● **STATED GOAL**:
Copy exactly the lines that run from the top of the listing to the line containing "plt.rcParams['font.family'] = ['Liberation", both ends included, and omit the pictures.

● **SOURCE EXCERPT**:
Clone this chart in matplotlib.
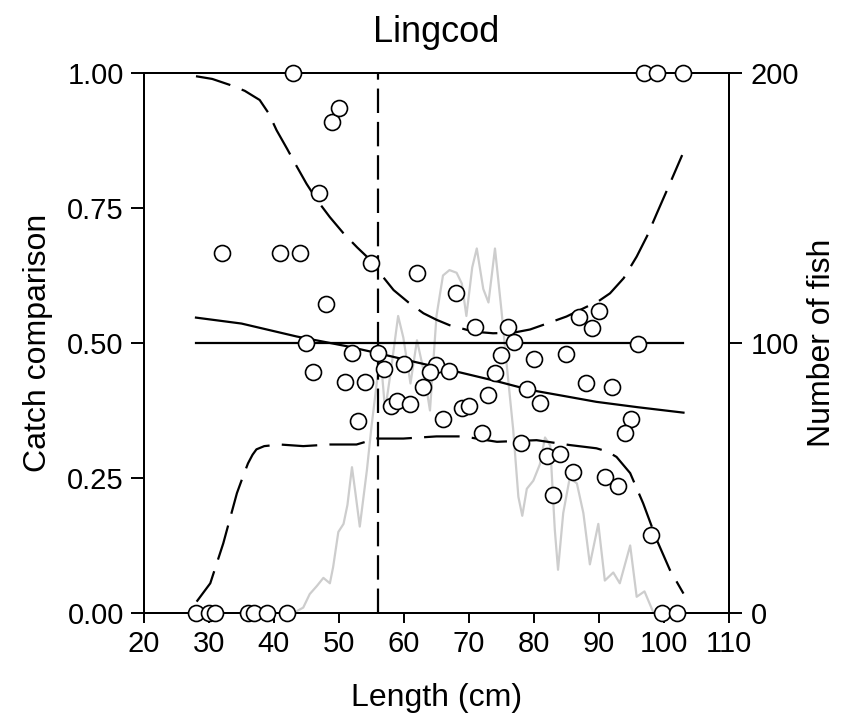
import matplotlib
matplotlib.use("Agg")
import matplotlib.pyplot as plt

plt.rcParams['font.family'] = ['Liberation Sans', 'DejaVu Sans']

# catch comparison per length class
len_obs = [43, 97, 99, 103,
           28, 30, 31, 36, 37, 39, 42, 99.7, 102,
           32, 41, 44, 46.9, 49, 50, 55, 62, 48, 45, 52, 56,
           46, 51, 54, 57, 60, 65, 64, 63, 58, 59, 61, 53, 66,
           68, 71, 76, 87, 90, 89, 77, 75, 80, 85, 67, 74, 79, 81,
           73, 69, 70, 72, 78, 82, 84, 86, 83,
           96, 88, 92, 95, 94, 91, 93, 98]
cc_obs = [1.0, 1.0, 1.0, 1.0,
          0.0, 0.0, 0.0, 0.0, 0.0, 0.0, 0.0, 0.0, 0.0,
          0.667, 0.667, 0.667, 0.778, 0.910, 0.936, 0.648, 0.629, 0.572, 0.500, 0.482, 0.482,
          0.446, 0.428, 0.428, 0.451, 0.462, 0.460, 0.446, 0.418, 0.383, 0.393, 0.387, 0.356, 0.359,
          0.592, 0.529, 0.530, 0.549, 0.560, 0.527, 0.501, 0.477, 0.471, 0.480, 0.448, 0.444, 0.414, 0.389,
          0.404, 0.379, 0.383, 0.334, 0.314, 0.291, 0.294, 0.262, 0.219,
          0.499, 0.425, 0.418, 0.360, 0.334, 0.251, 0.235, 0.144]

# fitted curve
len_fit = [28, 35, 43.5, 51.2, 56, 62, 68.1, 74, 79.4, 85, 89.6, 96, 103]
cc_fit = [0.547, 0.536, 0.512, 0.494, 0.481, 0.464, 0.447, 0.430, 0.413, 0.401, 0.391, 0.381, 0.371]

# confidence band
len_upper = [28, 30.5, 33.2, 35.5, 37.8, 39.2, 40.4, 42.0, 43.5, 45.0, 46.6, 48.6, 50.7,
             52.8, 54.8, 56.6, 58.4, 60.7, 63.0, 65.0, 67.0, 70.7, 73.7,
             76.8, 79.4, 82.0, 85.0, 88.1, 90.0, 91.7, 93.8, 95.8, 97.4, 98.9, 100.9, 102.8]
cc_upper = [0.994, 0.989, 0.978, 0.967, 0.950, 0.925, 0.894, 0.860, 0.827, 0.795, 0.765, 0.733, 0.703,
            0.677, 0.654, 0.625, 0.598, 0.575, 0.555, 0.543, 0.533, 0.521, 0.518,
            0.519, 0.525, 0.536, 0.549, 0.567, 0.578, 0.592, 0.620, 0.660, 0.698, 0.740, 0.795, 0.848]
len_lower = [28.1, 30.2, 32.2, 34.3, 35.3, 36.0, 36.7, 37.3, 38.5, 40.9, 44.5, 48.6, 52.7, 55.8,
             59.9, 65.0, 69.1, 74.3, 80.4, 85.5, 89.6, 91.3, 92.7, 94.8, 96.8, 98.9, 100.9, 103]
cc_lower = [0.021, 0.055, 0.129, 0.222, 0.255, 0.277, 0.293, 0.303, 0.309, 0.312, 0.309, 0.312,
            0.312, 0.323, 0.323, 0.327, 0.327, 0.317, 0.320, 0.311, 0.305, 0.299, 0.289, 0.259,
            0.203, 0.135, 0.080, 0.036]

# length frequency
len_freq = [43, 44.5, 45.5, 46.6, 47.6, 48.6, 49.1, 49.9, 50.7, 51.3, 52.0, 52.5, 53.2, 54.3,
            55.0, 55.8, 56.4, 57.1, 58.0, 59.1, 59.9, 61.0, 62.0, 63.0, 64.0, 65.0, 66.0,
            67.0, 68.1, 68.9, 69.6, 70.5, 71.2, 72.2, 73.0, 74.0, 75.0, 75.8, 76.8, 77.6,
            78.2, 78.9, 79.9, 80.9, 81.7, 82.5, 83.2, 83.7, 84.5, 85.5, 86.6, 87.6, 88.6,
            89.9, 90.9, 92.2, 93.2, 94.8, 95.8, 97.0, 98.4]
n_fish = [0, 2, 7, 10, 13, 11, 17, 30, 33, 40, 54, 45, 32, 53,
          69, 85, 95, 75, 90, 110, 102, 85, 101, 90, 75, 110, 125,
          127, 126, 122, 110, 128, 135, 120, 115, 135, 112, 92, 68, 43,
          36, 46, 49, 55, 65, 62, 31, 16, 37, 50, 48, 37, 18,
          33, 12, 15, 11, 25, 6, 8, 0]

l50 = 56
xticks = [20, 30, 40, 50, 60, 70, 80, 90, 100, 110]
yticks = [0, 0.25, 0.5, 0.75, 1.0]
yticklabels = ['0.00', '0.25', '0.50', '0.75', '1.00']
rticks = [0, 100, 200]

fig = plt.figure(figsize=(8.55, 7.22), dpi=100)
ax = fig.add_axes([0.1684, 0.151, 0.6842, 0.7479])
ax2 = ax.twinx()
ax.set_zorder(ax2.get_zorder() + 1)
ax.patch.set_visible(False)

ax2.plot(len_freq, n_fish, color='#cdcdcd', lw=1.6, solid_joinstyle='round')
ax2.set_ylim(0, 200)
ax2.set_yticks(rticks)

dash = (0, (16, 5.5))
ax.plot([28, 103], [0.5, 0.5], color='black', lw=1.6)
ax.plot(len_fit, cc_fit, color='black', lw=1.6)
ax.plot(len_upper, cc_upper, color='black', lw=1.6, linestyle=dash)
ax.plot(len_lower, cc_lower, color='black', lw=1.6, linestyle=dash)
ax.plot([l50, l50], [0, 1], color='black', lw=1.6, linestyle=(0, (11, 4)))
ax.plot(len_obs, cc_obs, 'o', ms=11.5, mfc='white', mec='black', mew=1.2,
        clip_on=False, zorder=5)

ax.set_xlim(20, 110)
ax.set_ylim(0, 1)
ax.set_xticks(xticks)
ax.set_yticks(yticks)
ax.set_yticklabels(yticklabels)

for a in (ax, ax2):
    for s in a.spines.values():
        s.set_linewidth(1.4)
ax.tick_params(axis='y', direction='out', length=9.5, width=1.4, labelsize=21, pad=5)
ax.tick_params(axis='x', direction='out', length=7, width=1.4, labelsize=21, pad=5)
ax2.tick_params(axis='y', direction='out', length=9.5, width=1.4, labelsize=21, pad=6)

ax.set_xlabel('Length (cm)', fontsize=23, labelpad=18)
ax.set_ylabel('Catch comparison', fontsize=23, labelpad=10)
ax2.set_ylabel('Number of fish', fontsize=23, labelpad=6)
ax.set_title('Lingcod', fontsize=26, pad=22)

fig.savefig('out.png', dpi=100)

● **RESULT OF THIS EXERCISE**:
Clone this chart in matplotlib.
import matplotlib
matplotlib.use("Agg")
import matplotlib.pyplot as plt

plt.rcParams['font.family'] = ['Liberation Sans', 'DejaVu Sans']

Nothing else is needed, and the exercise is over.